Café Royal Books is nothing if not a broad church, and in the process of combining these disparate works the imprint’s back catalogue is becoming a remarkable and eclectic archive of Britain over the last thirty years or more. To be sure it is not an archive in a traditional sense of a centralised collection, but it is an archive none the less, bound together by its format and idea if not by a single shared geographic location. In some ways this seems thoroughly modern, in the age of distributed storage and increasingly abstract information. It seems a powerful idea that in buying into Café Royal Books your own shelves are becoming an extension of that same hugely distributed archive. It is an archive of British social history, of changing clothes, architecture and environments, with an emphasis on the small details which photography is so good at remembering, but which conventional histories so often forget. The styling of an eighties supermarket for example, or the now perhaps almost forgotten craft of how one slaughters a pig by hand, away from the abattoirs of industrial farming.
Equally though Café Royal Books is almost just as easily viewed as an anarchic archive of British social photography, picking up on projects and small sets of images that might easily have been forgotten, languishing neglected in the corners of a photographer’s archive before perhaps being swept into the dustbin of media history. Cafe Royal Books has become a new home for works which sometimes deserved but did not get an airing at the time that they were first made, which in the realm of documentary photography was certainly many. In this sense, as well as being an archive itself, Café Royal Books is an archive made of archives, a series of small tasters of many photographers’ larger bodies of work.
Atkinson is the archivist of this project, defining like an archivist what enters the collection and how new additions augment the existing whole. So these volumes occupy a strange place between the mass produced zine and limited edition photobook, between fragile and ephemeral objects and part of an ever more massive, distributed and enduring whole. For all that it borrows from other traditions, Café Royal Books remarkably manages to elude comparison to almost anything else.
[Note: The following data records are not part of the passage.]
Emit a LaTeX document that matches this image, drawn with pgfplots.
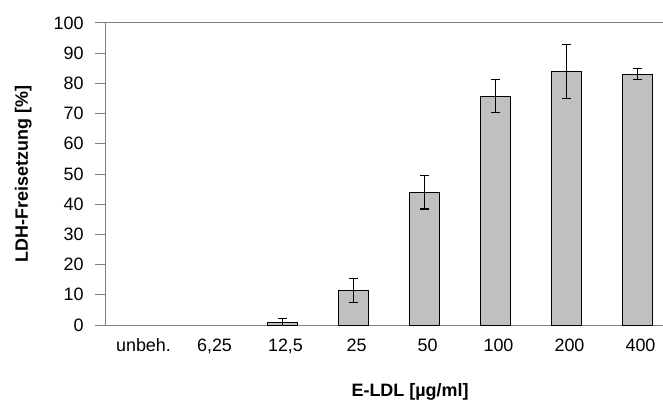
\documentclass[border=0pt]{standalone}
\usepackage{fontspec}
\setmainfont{Liberation Sans}
\usepackage{pgfplots}
\pgfplotsset{compat=1.18}
\definecolor{barfill}{HTML}{C0C0C0}
\definecolor{axisgray}{HTML}{808080}

\begin{document}
\begin{tikzpicture}[x=1bp,y=1bp]
\path[use as bounding box] (0,0) rectangle (663,406);
\begin{axis}[
    at={(105bp,81bp)}, anchor=south west,
    scale only axis, width=568bp, height=302bp,
    xmin=-0.5, xmax=7.5, ymin=0, ymax=100,
    ytick={0,10,...,100},
    xtick={0,...,7},
    xticklabels={unbeh.,{6,25},{12,5},25,50,100,200,400},
    xtick style={draw=none},
    ytick pos=left, tick align=outside, major tick length=10bp,
    ytick style={axisgray, line width=1pt},
    axis line style={axisgray, line width=1pt},
    /pgf/number format/assume math mode=true,
    tick label style={font=\fontsize{18}{21}\selectfont, black},
    xticklabel style={xshift=3bp},
    yticklabel style={xshift=-8bp},
    label style={font=\bfseries\fontsize{18}{21}\selectfont},
    ylabel={LDH-Freisetzung [\%]},
    ylabel style={at={(axis description cs:-0.144,0.5)}, anchor=center},
    xlabel={E-LDL [µg/ml]},
    xlabel style={at={(axis description cs:0.537,-0.222)}, anchor=center},
    ybar, bar width=30bp,
  ]
  \addplot[fill=barfill, draw=black, line width=0.9pt,
    error bars/.cd, y dir=both, y explicit,
    error bar style={black, line width=1.1pt},
    error mark options={rotate=90, mark size=4.5bp, line width=1.1pt, black}]
    table[x=x, y=y, y error=e] {
      x y    e
      2 0.7  1.5
      3 11.4 4.0
      4 43.9 5.5
      5 75.8 5.4
      6 84.0 9.0
      7 83.1 1.8
    };
\end{axis}
\end{tikzpicture}
\end{document}
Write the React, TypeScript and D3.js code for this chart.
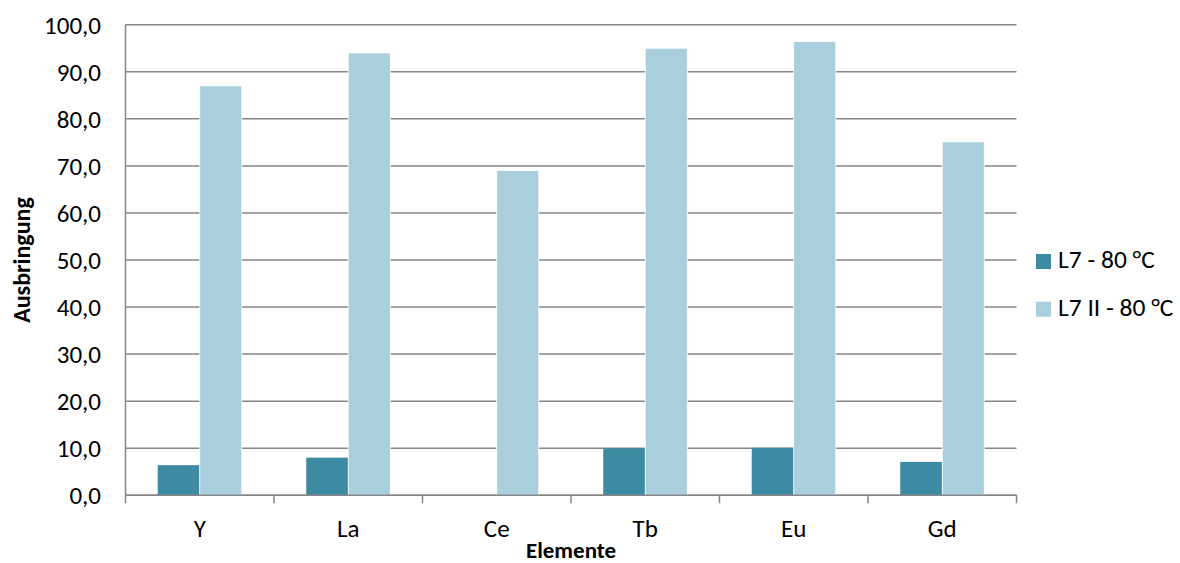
import React from "react";
import * as d3 from "d3";

const categories = ["Y", "La", "Ce", "Tb", "Eu", "Gd"];
const seriesNames = ["L7 - 80 °C", "L7 II - 80 °C"];
const seriesL7 = [6.4, 8.0, 0, 10.0, 10.1, 7.1];
const seriesL7II = [87.0, 94.0, 69.0, 95.0, 96.4, 75.1];
const yTicks = [0, 10, 20, 30, 40, 50, 60, 70, 80, 90, 100];
const colors = ["#3D8BA3", "#A9CEDC"];

export default function App() {
  const W = 1180, H = 563;
  const left = 125.5, right = 1016.5, top = 24.7, bottom = 495.3;
  const font = "Carlito, Calibri, Lato, 'Open Sans', sans-serif";
  const x = d3.scaleBand<string>().domain(categories).range([left, right]).paddingInner(0).paddingOuter(0);
  const y = d3.scaleLinear().domain([0, 100]).range([bottom, top]);
  const bw = x.bandwidth();
  const barW = bw * 0.283;
  const series = [seriesL7, seriesL7II];
  const fmt = (v: number) => v.toFixed(1).replace(".", ",");
  return (
    <svg width={W} height={H} style={{ position: "absolute", left: 0, top: 0, background: "#fff" }}>
      {yTicks.map((t) => (
        <g key={t}>
          <line x1={left} x2={right} y1={y(t)} y2={y(t)} stroke="#868686" strokeWidth={1.5} />
          <text x={101} y={y(t)} dy="0.36em" textAnchor="end" fontSize={25} fontFamily={font} fill="#000">
            {fmt(t)}
          </text>
        </g>
      ))}
      {categories.map((c, i) =>
        series.map((s, j) => {
          const v = s[i];
          if (!v) return null;
          const cx = (x(c) as number) + bw / 2;
          const x0 = cx - barW + j * barW;
          return (
            <rect key={c + j} x={x0} y={y(v)} width={barW} height={y(0) - y(v)} fill={colors[j]}
              stroke="#fff" strokeWidth={j === 1 ? 0.8 : 0} />
          );
        })
      )}
      <line x1={left} x2={left} y1={top} y2={bottom} stroke="#868686" strokeWidth={1.5} />
      <line x1={left} x2={right} y1={bottom} y2={bottom} stroke="#868686" strokeWidth={1.5} />
      {[...categories.map((c) => x(c) as number), right].map((tx, i) => (
        <line key={i} x1={tx} x2={tx} y1={bottom} y2={bottom + 8} stroke="#868686" strokeWidth={1.5} />
      ))}
      {categories.map((c) => (
        <text key={c} x={(x(c) as number) + bw / 2} y={537} textAnchor="middle" fontSize={25} fontFamily={font} fill="#000">
          {c}
        </text>
      ))}
      <text x={571} y={558} textAnchor="middle" fontSize={23} fontWeight="bold" fontFamily={font} fill="#000">
        Elemente
      </text>
      <text transform={`translate(30, ${(top + bottom) / 2}) rotate(-90)`} textAnchor="middle" fontSize={24}
        fontWeight="bold" fontFamily={font} fill="#000">
        Ausbringung
      </text>
      {seriesNames.map((n, i) => (
        <g key={n}>
          <rect x={1036} y={254 + i * 47.7} width={15} height={15} fill={colors[i]} />
          <text x={1058} y={268 + i * 47.7} fontSize={25.5} fontFamily={font} fill="#000">
            {n}
          </text>
        </g>
      ))}
    </svg>
  );
}
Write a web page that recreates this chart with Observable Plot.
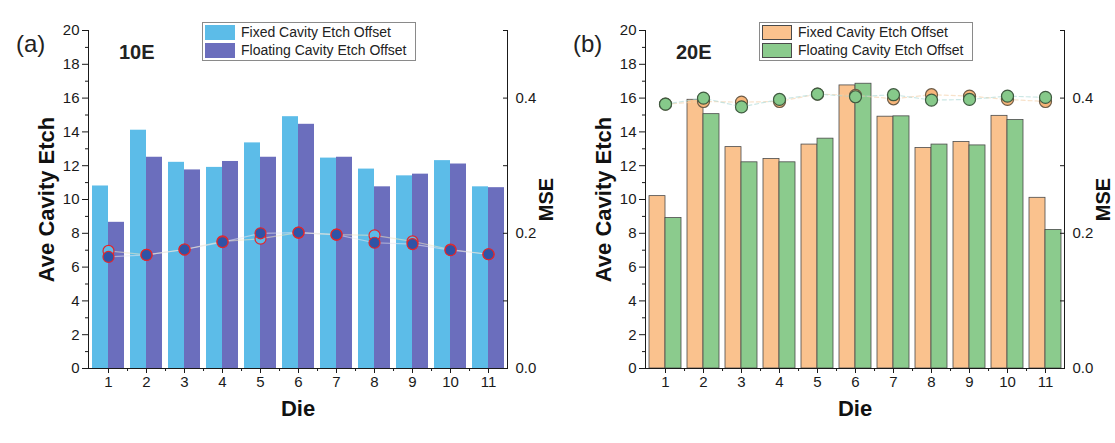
<!DOCTYPE html>
<html>
<head>
<meta charset="utf-8">
<script src="https://cdn.jsdelivr.net/npm/d3@7"></script>
<script src="https://cdn.jsdelivr.net/npm/@observablehq/plot@0.6"></script>
<style>
  html, body { margin: 0; padding: 0; background: #fff; }
  #wrap { position: relative; width: 1115px; height: 443px; overflow: hidden; background: #fff;
          font-family: "Liberation Sans", Arial, Helvetica, sans-serif; color: #222; }
  .panel { position: absolute; top: 0; width: 558px; height: 443px; }
  .tag { position: absolute; font-size: 24px; line-height: 1; }
  .name { position: absolute; font-size: 20px; font-weight: bold; line-height: 1; }
  .legend { position: absolute; left: 202px; top: 22px; width: 208px; border: 1px solid #8a8a8a;
            background: #fff; padding: 1px 2px; font-size: 14px; line-height: 17px; }
  .legend .row { display: flex; align-items: center; height: 17.5px; }
  .legend .sw { width: 30px; height: 15px; margin-right: 6px; box-sizing: border-box; }
</style>
</head>
<body>
<div id="wrap"></div>
<script>
// ---- data ----
const dies = [1, 2, 3, 4, 5, 6, 7, 8, 9, 10, 11];
const seriesNames = ["Fixed Cavity Etch Offset", "Floating Cavity Etch Offset"];

// panel (a) 10E
const fixedA = [10.8, 14.1, 12.2, 11.9, 13.35, 14.9, 12.45, 11.8, 11.4, 12.3, 10.75];
const floatA = [8.65, 12.5, 11.75, 12.25, 12.5, 14.45, 12.5, 10.75, 11.5, 12.1, 10.7];
const mseFixedA = [0.174, 0.168, 0.176, 0.188, 0.192, 0.201, 0.198, 0.197, 0.188, 0.176, 0.169];
const mseFloatA = [0.165, 0.168, 0.176, 0.187, 0.200, 0.201, 0.198, 0.186, 0.184, 0.175, 0.169];

// panel (b) 20E
const fixedB = [10.2, 15.9, 13.1, 12.4, 13.25, 16.75, 14.9, 13.05, 13.4, 14.95, 10.1];
const floatB = [8.9, 15.05, 12.2, 12.2, 13.6, 16.85, 14.92, 13.25, 13.2, 14.7, 8.2];
const mseFixedB = [0.391, 0.395, 0.394, 0.395, 0.406, 0.404, 0.399, 0.405, 0.403, 0.398, 0.395];
const mseFloatB = [0.391, 0.400, 0.387, 0.398, 0.406, 0.402, 0.405, 0.397, 0.398, 0.403, 0.401];

// axes
const yTicks = [0, 2, 4, 6, 8, 10, 12, 14, 16, 18, 20];
const yMinor = [1, 3, 5, 7, 9, 11, 13, 15, 17, 19];
const yMax = 20;
const mseMax = 0.5;
const mseTicks = [0, 0.1, 0.2, 0.3, 0.4, 0.5];
const mseLabels = [0, 0.2, 0.4];

// ---- drawing ----
const W = 558, H = 443, ML = 88, MR = 51, MT = 30, MB = 75;
const PADI = 0.16;
const k = yMax / mseMax;
const step = (W - ML - MR) / dies.length;
const half = step * (1 - PADI) / 2;

function panel(cfg) {
  const rows = dies.map((d, i) => ({
    die: d, fixed: cfg.fixed[i], floating: cfg.floating[i],
    mseFixed: cfg.mseFixed[i], mseFloat: cfg.mseFloat[i]
  }));
  const ink = "#1a1a1a";
  const fs = 15;
  return Plot.plot({
    width: W, height: H,
    marginLeft: ML, marginRight: MR, marginTop: MT, marginBottom: MB,
    style: { fontFamily: "Liberation Sans, Arial, sans-serif", fontSize: "15px", color: ink, background: "transparent", overflow: "visible" },
    x: { type: "band", domain: dies, paddingInner: PADI, paddingOuter: PADI / 2 },
    y: { domain: [0, yMax] },
    marks: [
      Plot.barY(rows, { x: "die", y: "fixed", fill: cfg.c1, stroke: cfg.barStroke, strokeWidth: 0.8, insetRight: half }),
      Plot.barY(rows, { x: "die", y: "floating", fill: cfg.c2, stroke: cfg.barStroke, strokeWidth: 0.8, insetLeft: half }),
      Plot.lineY(rows, { x: "die", y: d => d.mseFixed * k, stroke: cfg.line1, strokeWidth: 1.2, strokeOpacity: cfg.lineOpacity, strokeDasharray: cfg.dash }),
      Plot.lineY(rows, { x: "die", y: d => d.mseFloat * k, stroke: cfg.line2, strokeWidth: 1.2, strokeOpacity: cfg.lineOpacity, strokeDasharray: cfg.dash }),
      Plot.dot(rows, { x: "die", y: d => d.mseFixed * k, r: cfg.r, fill: cfg.p1, stroke: cfg.ps1, strokeWidth: 1.2 }),
      Plot.dot(rows, { x: "die", y: d => d.mseFloat * k, r: cfg.r, fill: cfg.p2, stroke: cfg.ps2, strokeWidth: 1.2 }),
      Plot.frame({ anchor: "left", stroke: ink }),
      Plot.frame({ anchor: "bottom", stroke: ink }),
      Plot.frame({ anchor: "right", stroke: ink }),
      // left axis
      Plot.axisY(yTicks, { anchor: "left", tickSize: 6, tickPadding: 3, label: null, stroke: ink, fill: ink, fontSize: fs }),
      Plot.axisY(yMinor, { anchor: "left", tickSize: 3, tickFormat: () => "", label: null, stroke: ink }),
      // bottom axis
      Plot.axisX(dies, { anchor: "bottom", tickSize: 5, tickPadding: 3, label: null, stroke: ink, fill: ink, fontSize: fs }),
      Plot.axisX(dies.slice(0, -1), { anchor: "bottom", tickSize: 3, tickFormat: () => "", label: null, dx: step / 2, stroke: ink }),
      // right (MSE) axis, ticks pointing inward
      Plot.axisY(mseTicks.map(m => m * k), { anchor: "right", tickSize: 5, dx: -5, tickFormat: () => "", label: null, stroke: ink }),
      Plot.axisY(mseLabels.map(m => m * k), { anchor: "right", tickSize: 0, tickPadding: 8, tickFormat: d => (d / k).toFixed(1), label: null, fill: ink, fontSize: fs }),
      // axis titles
      Plot.text(["Ave Cavity Etch"], { text: d => d, frameAnchor: "left", textAnchor: "middle", rotate: -90, dx: -42, fontSize: 22, fontWeight: "bold", fill: "#111" }),
      Plot.text(["Die"], { text: d => d, frameAnchor: "bottom", textAnchor: "middle", dy: 47, fontSize: 22, fontWeight: "bold", fill: "#111" }),
      Plot.text(["MSE"], { text: d => d, frameAnchor: "right", textAnchor: "middle", rotate: -90, dx: 39, fontSize: 20, fontWeight: "bold", fill: "#111" })
    ]
  });
}

const panels = [
  { left: 0, tag: "(a)", name: "10E", fixed: fixedA, floating: floatA, mseFixed: mseFixedA, mseFloat: mseFloatA,
    c1: "#5cbce8", c2: "#6b6ebd", barStroke: "none", r: 5.5,
    p1: "#5cbce8", ps1: "#e3262b", p2: "#2f53a6", ps2: "#e3262b",
    line1: "#efe6c2", line2: "#e6e6ee", lineOpacity: 0.55, dash: null },
  { left: 557, tag: "(b)", name: "20E", fixed: fixedB, floating: floatB, mseFixed: mseFixedB, mseFloat: mseFloatB,
    c1: "#fac28e", c2: "#8bcb8d", barStroke: "#4a4a4a", r: 6,
    p1: "#f7b57a", ps1: "#6b5a45", p2: "#86c98a", ps2: "#3f5a40",
    line1: "#f3cfa6", line2: "#a9d7d3", lineOpacity: 0.6, dash: "4,3" }
];

const wrap = document.getElementById("wrap");
for (const p of panels) {
  const div = document.createElement("div");
  div.className = "panel";
  div.style.left = p.left + "px";
  div.appendChild(panel(p));

  const tag = document.createElement("div");
  tag.className = "tag"; tag.textContent = p.tag;
  tag.style.left = "16px"; tag.style.top = "32px";
  div.appendChild(tag);

  const name = document.createElement("div");
  name.className = "name"; name.textContent = p.name;
  name.style.left = "119px"; name.style.top = "42px";
  div.appendChild(name);

  const leg = document.createElement("div");
  leg.className = "legend";
  [p.c1, p.c2].forEach((c, i) => {
    const row = document.createElement("div"); row.className = "row";
    const sw = document.createElement("div"); sw.className = "sw"; sw.style.background = c;
    if (p.barStroke !== "none") sw.style.border = "1px solid " + p.barStroke;
    const t = document.createElement("span"); t.textContent = seriesNames[i];
    row.appendChild(sw); row.appendChild(t); leg.appendChild(row);
  });
  div.appendChild(leg);
  wrap.appendChild(div);
}
</script>
</body>
</html>
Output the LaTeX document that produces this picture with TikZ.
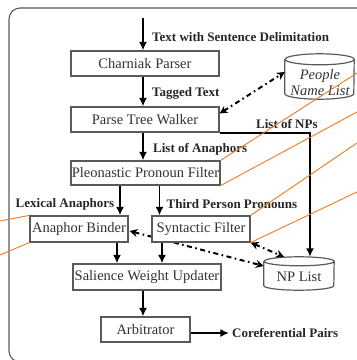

Part of the reason for the renewed concentration in the photobook was the huge appeal of a medium which appeared to short circuit so many of the interests and priorities of traditional outlets like galleries and magazines. Books seemed to again give photographers a space where they could speak without restraint or intervention. In some respects the photobook has now acquired it’s own vested interests, and its own limitations. But there remains a vanguard of small and self-publishers though who shine the light for a truly independent publishing, which has more in common with Anna Atkins and her first diminutively radical book.